As a devout atheist, just as the author used to be, there is almost zero information in my mind about Islam as a religion, being Muslim, and to be fair the Middle East in general. I mean, I know where it is geographically, but as a typical American that learned world history in 70s-90s I know next to nothing. Maybe I know a little but it’s minimal. Therefore, with almost each chapter I read I created more questions and more thoughts for myself that then clouded how I read the rest of the book. Sometimes I couldn’t even focus on what she was saying about Islam or an American living in the Middle East as my brain was trying to process these rules it seems that living there seems to guide for every person. The book made me angry and inquisitive at the same time but I’m coming at it from a Westerners perspective and one that typically thinks unpleasant thoughts about organized religion. the last half of the book got more political than I wanted it to be. My expectations were that it was going to be more of a social and cultural review of living there and not a political but I also see how living there gets political.
I didn’t read any reviews about the book beforehand as I didn’t want them to cloud my judgement. I had an opinion they might get political. I still haven’t read any and don’t want to until I can read this again when I have my own copy and can devote more time to it.

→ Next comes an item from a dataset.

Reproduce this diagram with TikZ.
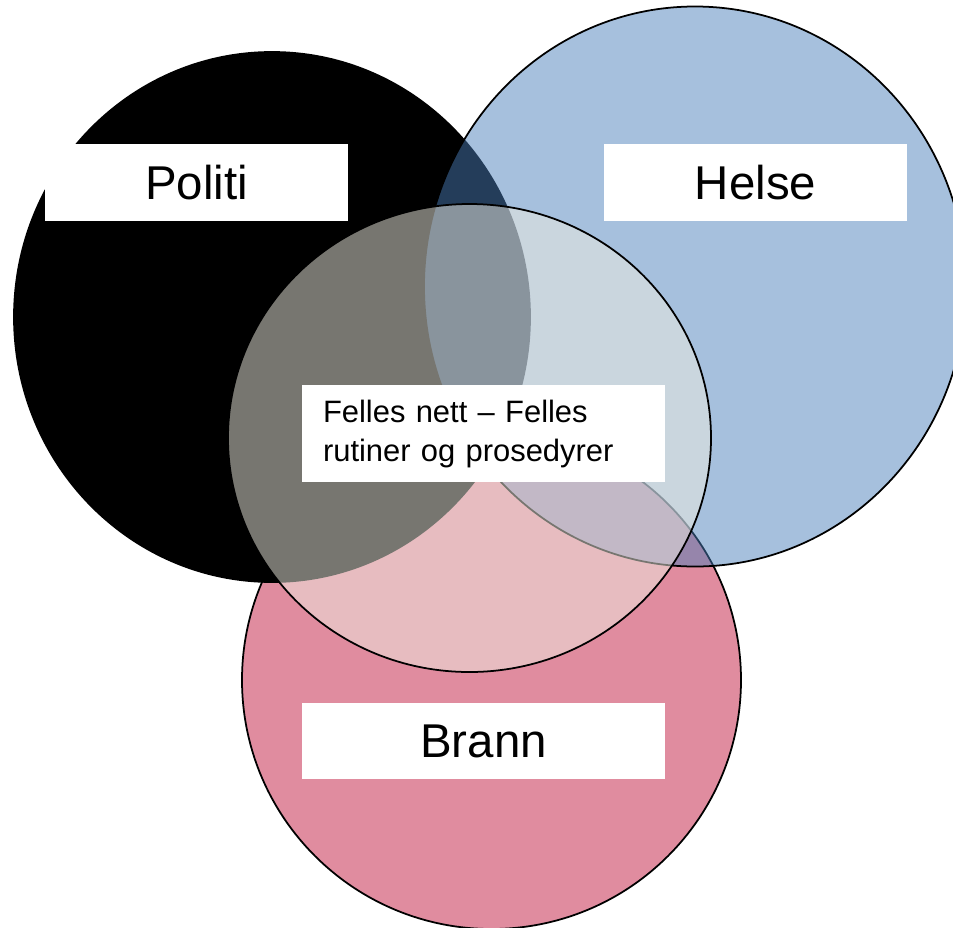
\documentclass[tikz,border=0pt]{standalone}
\usepackage{fontspec}
\setmainfont{Liberation Sans}
\definecolor{brann}{HTML}{E08C9F}
\definecolor{helse}{HTML}{4A7EB9}
\definecolor{felles}{HTML}{EEECE1}

\begin{document}
\begin{tikzpicture}[x=0.02cm,y=-0.02cm,
		sirkel/.style={line width=1pt},
		etikett/.style={fill=white,inner sep=0,minimum width=6.06cm,minimum height=1.54cm,font=\fontsize{27}{32}\selectfont}]
		\useasboundingbox (0,0) rectangle (953,927);
		\clip (0,0) rectangle (953,927);
		% sirkler
		\filldraw[sirkel,fill=brann] (491.5,680) ellipse[x radius=249.5,y radius=249];
		\filldraw[sirkel,fill=black] (272,317) ellipse[x radius=258,y radius=265];
		\filldraw[sirkel,fill=helse,fill opacity=.49] (695,286.5) ellipse[x radius=271,y radius=280];
		\filldraw[sirkel,fill=felles,fill opacity=.5] (469.5,438) ellipse[x radius=241.5,y radius=234];
		% etiketter
		\node[etikett](politi) at (196.5,182.5) {Politi};
		\node[etikett](helse) at (755.5,182.5) {Helse};
		\node[etikett,minimum width=7.26cm,minimum height=1.52cm](brann) at (483.5,741) {Brann};
		\node[fill=white,inner xsep=0.42cm,inner ysep=0,minimum height=1.94cm,text width=6.42cm,align=left,font=\fontsize{17.6}{22.2}\selectfont](felles) at (483.5,433.5) {Felles nett -- Felles\\rutiner og prosedyrer};
	\end{tikzpicture}
\end{document}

The Butterfly Mosque, journalist G. Willow Wilson’s remarkable story of converting to Islam and falling in love with an Egyptian man in a volatile post-9/11 world, was praised as “an eye-opening look at a misunderstood and often polarizing faith” (Booklist) and “a tremendously heartfelt, healing cross-cultural fusion” (Publishers Weekly). Inspired by her experience during a college Islamic Studies course, Wilson, who was raised an atheist, decides to risk everything to convert to Islam and embark on a fated journey across continents and into an uncertain future. She settles in Cairo, where she attempts to submerge herself in a culture based on her adopted religion, and where she meets Omar, a man with a mild resentment of the Western influences in his homeland. They begin a daring relationship that calls into question the very nature of family, belief, and tradition. Torn between the secular West and Muslim East, Wilson records her intensely personal struggle to forge a “third culture” that might accommodate her values without compromising them or the friends and family on both sides of the divide.